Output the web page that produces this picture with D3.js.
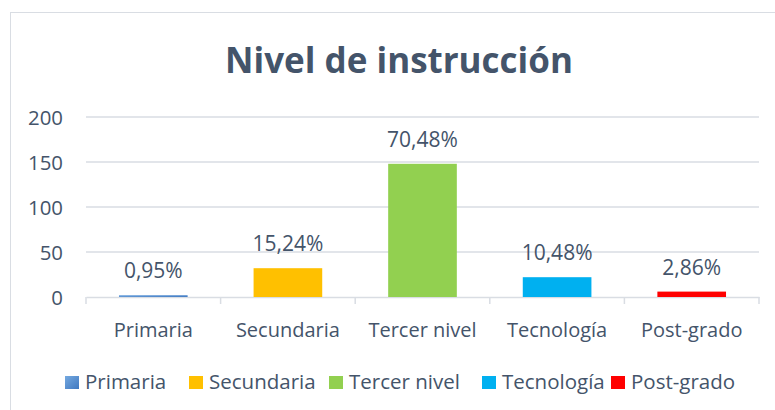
<!DOCTYPE html>
<html>
<head>
<meta charset="utf-8">
<script src="https://cdn.jsdelivr.net/npm/d3@7"></script>
<style>
  body { margin: 0; background: #fff; }
  svg text { font-family: "Open Sans", sans-serif; fill: #44546a; }
</style>
</head>
<body>
<div id="chart"></div>
<script>
// Nivel de instrucción — bar chart, counts with % labels
const CATEGORIES = ["Primaria", "Secundaria", "Tercer nivel", "Tecnología", "Post-grado"];
const COUNTS     = [2, 32, 148, 22, 6];
const PCT_LABELS = ["0,95%", "15,24%", "70,48%", "10,48%", "2,86%"];
const COLORS     = ["#5b9bd5", "#ffc000", "#92d050", "#00b0f0", "#ff0000"];
const Y_TICKS    = [0, 50, 100, 150, 200];

const W = 775, H = 410;
const plot = { left: 86, right: 759, top: 117, bottom: 297 };

const svg = d3.select("#chart").append("svg")
  .attr("width", W).attr("height", H);

const defs = svg.append("defs");
const grad = defs.append("linearGradient").attr("id", "blueGrad")
  .attr("x1", 0).attr("y1", 0).attr("x2", 1).attr("y2", 1);
grad.append("stop").attr("offset", "0%").attr("stop-color", "#75a9e0");
grad.append("stop").attr("offset", "100%").attr("stop-color", "#3f78c0");
const fillFor = i => i === 0 ? "url(#blueGrad)" : COLORS[i];

// outer chart border
svg.append("rect")
  .attr("x", 10.5).attr("y", 12.5)
  .attr("width", W + 10).attr("height", H + 10)
  .attr("fill", "#fff").attr("stroke", "#d9dde3");

svg.append("text")
  .attr("x", 399).attr("y", 73)
  .attr("text-anchor", "middle")
  .style("font-size", "35px").style("font-weight", 700)
  .text("Nivel de instrucción");

const x = d3.scaleBand().domain(CATEGORIES).range([plot.left, plot.right]);
const y = d3.scaleLinear().domain([0, 200]).range([plot.bottom, plot.top]);
const barW = x.bandwidth() * 0.51;

// gridlines
svg.append("g").selectAll("line")
  .data(Y_TICKS.filter(d => d > 0))
  .join("line")
    .attr("x1", plot.left).attr("x2", plot.right)
    .attr("y1", d => y(d)).attr("y2", d => y(d))
    .attr("stroke", "#d9dde3").attr("stroke-width", 1.5);

// y tick labels
svg.append("g").selectAll("text")
  .data(Y_TICKS)
  .join("text")
    .attr("x", 63).attr("y", d => y(d) + 7.5)
    .attr("text-anchor", "end")
    .style("font-size", "20.4px")
    .text(d => d);

// x axis line + category ticks
const xAxis = svg.append("g").attr("transform", `translate(0,${plot.bottom})`)
  .call(d3.axisBottom(x).tickSize(0).tickFormat(""));
xAxis.select(".domain").attr("stroke", "#d9dde3").attr("stroke-width", 1.5);
xAxis.selectAll(".boundary")
  .data(d3.range(CATEGORIES.length + 1))
  .join("line")
    .attr("class", "boundary")
    .attr("x1", i => plot.left + i * x.step()).attr("x2", i => plot.left + i * x.step())
    .attr("y1", 0).attr("y2", 7)
    .attr("stroke", "#d9dde3").attr("stroke-width", 1.5);

// bars
svg.append("g").selectAll("rect")
  .data(CATEGORIES)
  .join("rect")
    .attr("x", d => x(d) + (x.bandwidth() - barW) / 2)
    .attr("y", (d, i) => y(COUNTS[i]))
    .attr("width", barW)
    .attr("height", (d, i) => y(0) - y(COUNTS[i]))
    .attr("fill", (d, i) => fillFor(i));

// value labels
svg.append("g").selectAll("text")
  .data(CATEGORIES)
  .join("text")
    .attr("x", d => x(d) + x.bandwidth() / 2)
    .attr("y", (d, i) => y(COUNTS[i]) - 17)
    .attr("text-anchor", "middle")
    .style("font-size", "21px")
    .text((d, i) => PCT_LABELS[i]);

// category labels
svg.append("g").selectAll("text")
  .data(CATEGORIES)
  .join("text")
    .attr("x", d => x(d) + x.bandwidth() / 2)
    .attr("y", 337)
    .attr("text-anchor", "middle")
    .style("font-size", "20px")
    .text(d => d);

// legend
const legendX = [65, 189, 329, 482, 611];
const legend = svg.append("g").selectAll("g")
  .data(CATEGORIES)
  .join("g")
    .attr("transform", (d, i) => `translate(${legendX[i]},376)`);
legend.append("rect")
  .attr("width", 14).attr("height", 13)
  .attr("fill", (d, i) => fillFor(i));
legend.append("text")
  .attr("x", 20).attr("y", 13)
  .style("font-size", "20.5px")
  .text(d => d);
</script>
</body>
</html>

What to do: Reproduce every line precisely as given, omitting all pictures.

Expected output:
Output the web page that produces this picture with D3.js.
<!DOCTYPE html>
<html>
<head>
<meta charset="utf-8">
<script src="https://cdn.jsdelivr.net/npm/d3@7"></script>
<style>
  body { margin: 0; background: #fff; }
  svg text { font-family: "Open Sans", sans-serif; fill: #44546a; }
</style>
</head>
<body>
<div id="chart"></div>
<script>
// Nivel de instrucción — bar chart, counts with % labels
const CATEGORIES = ["Primaria", "Secundaria", "Tercer nivel", "Tecnología", "Post-grado"];
const COUNTS     = [2, 32, 148, 22, 6];
const PCT_LABELS = ["0,95%", "15,24%", "70,48%", "10,48%", "2,86%"];
const COLORS     = ["#5b9bd5", "#ffc000", "#92d050", "#00b0f0", "#ff0000"];
const Y_TICKS    = [0, 50, 100, 150, 200];

const W = 775, H = 410;
const plot = { left: 86, right: 759, top: 117, bottom: 297 };

const svg = d3.select("#chart").append("svg")
  .attr("width", W).attr("height", H);

const defs = svg.append("defs");
const grad = defs.append("linearGradient").attr("id", "blueGrad")
  .attr("x1", 0).attr("y1", 0).attr("x2", 1).attr("y2", 1);
grad.append("stop").attr("offset", "0%").attr("stop-color", "#75a9e0");
grad.append("stop").attr("offset", "100%").attr("stop-color", "#3f78c0");
const fillFor = i => i === 0 ? "url(#blueGrad)" : COLORS[i];

// outer chart border
svg.append("rect")
  .attr("x", 10.5).attr("y", 12.5)
  .attr("width", W + 10).attr("height", H + 10)
  .attr("fill", "#fff").attr("stroke", "#d9dde3");

svg.append("text")
  .attr("x", 399).attr("y", 73)
  .attr("text-anchor", "middle")
  .style("font-size", "35px").style("font-weight", 700)
  .text("Nivel de instrucción");

const x = d3.scaleBand().domain(CATEGORIES).range([plot.left, plot.right]);
const y = d3.scaleLinear().domain([0, 200]).range([plot.bottom, plot.top]);
const barW = x.bandwidth() * 0.51;

// gridlines
svg.append("g").selectAll("line")
  .data(Y_TICKS.filter(d => d > 0))
  .join("line")
    .attr("x1", plot.left).attr("x2", plot.right)
    .attr("y1", d => y(d)).attr("y2", d => y(d))
    .attr("stroke", "#d9dde3").attr("stroke-width", 1.5);

// y tick labels
svg.append("g").selectAll("text")
  .data(Y_TICKS)
  .join("text")
    .attr("x", 63).attr("y", d => y(d) + 7.5)
    .attr("text-anchor", "end")
    .style("font-size", "20.4px")
    .text(d => d);

// x axis line + category ticks
const xAxis = svg.append("g").attr("transform", `translate(0,${plot.bottom})`)
  .call(d3.axisBottom(x).tickSize(0).tickFormat(""));
xAxis.select(".domain").attr("stroke", "#d9dde3").attr("stroke-width", 1.5);
xAxis.selectAll(".boundary")
  .data(d3.range(CATEGORIES.length + 1))
  .join("line")
    .attr("class", "boundary")
    .attr("x1", i => plot.left + i * x.step()).attr("x2", i => plot.left + i * x.step())
    .attr("y1", 0).attr("y2", 7)
    .attr("stroke", "#d9dde3").attr("stroke-width", 1.5);

// bars
svg.append("g").selectAll("rect")
  .data(CATEGORIES)
  .join("rect")
    .attr("x", d => x(d) + (x.bandwidth() - barW) / 2)
    .attr("y", (d, i) => y(COUNTS[i]))
    .attr("width", barW)
    .attr("height", (d, i) => y(0) - y(COUNTS[i]))
    .attr("fill", (d, i) => fillFor(i));

// value labels
svg.append("g").selectAll("text")
  .data(CATEGORIES)
  .join("text")
    .attr("x", d => x(d) + x.bandwidth() / 2)
    .attr("y", (d, i) => y(COUNTS[i]) - 17)
    .attr("text-anchor", "middle")
    .style("font-size", "21px")
    .text((d, i) => PCT_LABELS[i]);

// category labels
svg.append("g").selectAll("text")
  .data(CATEGORIES)
  .join("text")
    .attr("x", d => x(d) + x.bandwidth() / 2)
    .attr("y", 337)
    .attr("text-anchor", "middle")
    .style("font-size", "20px")
    .text(d => d);

// legend
const legendX = [65, 189, 329, 482, 611];
const legend = svg.append("g").selectAll("g")
  .data(CATEGORIES)
  .join("g")
    .attr("transform", (d, i) => `translate(${legendX[i]},376)`);
legend.append("rect")
  .attr("width", 14).attr("height", 13)
  .attr("fill", (d, i) => fillFor(i));
legend.append("text")
  .attr("x", 20).attr("y", 13)
  .style("font-size", "20.5px")
  .text(d => d);
</script>
</body>
</html>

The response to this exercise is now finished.